When I’m pondering what I want to write about, different titles pop into my mind. Many times I have little idea what they may mean. For example, here are a few that have yet to fully tell me what they are about: “Rumi, Willie and Ralph,” “Dreams on a Haystack,”  “My Angle of Repose,” “My Gravestone Will Say Starting Over,” “When Life Sucks, Use a Bigger Straw.” Someday, we may discover why these particular titles appeared.

Today’s title came from a discussion in a Clarity™Circle.  One business owner was telling us she was significantly reducing the size of her fitness studio space and the burdensome high lease payment. While she was excited by the reduced overhead and had some creative ideas of how to use the new space for other services, she was concerned what her clients would think about the much smaller space. Would they think she was going out of business, etc.? I said, “It sounds to me that you are just expanding into a smaller space.” The phrase became a tagline to her move.

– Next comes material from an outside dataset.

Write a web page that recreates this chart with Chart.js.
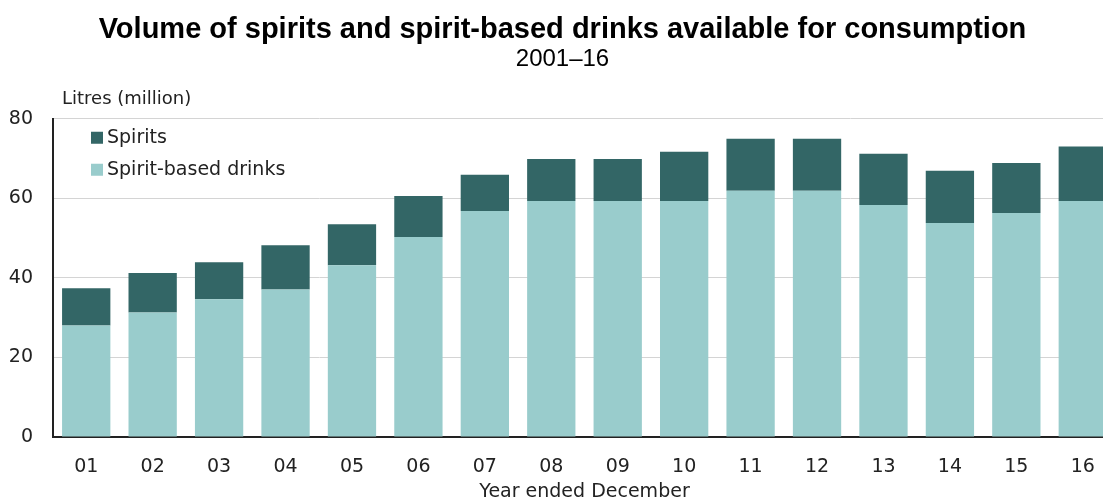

There were many years in my life when expansion meant opening more locations, moving up the corporate ladder with a bigger title, having a larger team and a larger paycheck, owning a larger home, driving an expensive faster car (okay, this is still an expansion desire). I was always a little disappointed with either my inability to make it happen or succeeding and finding myself humming the lyrics of the old Peggy Lee song, “Is That All There Is?”

When I realized I no longer wanted to be an employee as part of someone else’s team; negotiate the politics I was seldom good at; or be a boss and have employees, I went to work for myself, by myself, in the spare bedroom. Twenty-two years later, I still work from my home office, and I’ve expanded in so many ways:

  • Expansion of my own personal spiritual and professional growth—I need to constantly improve my product, which is primarily me.
  • Expansion of my personal freedom from wondering if the boss will fire me.
  • Expansion of my ability to criticize my boss (me) for lack of performance.
  • Expansion of my tolerance for the ambiguity of revenue rather than the insecurity of a weekly paycheck controlled by someone else.
  • Expansion of being able to focus my energy on doing the work that I love versus projects championed by others.
  • Expansion of my self-acceptance—and learning to manage my self-doubt.
  • Expansion of my engagement with my daily work. It really is up to me.

What does expanding into a smaller space mean in your life and work?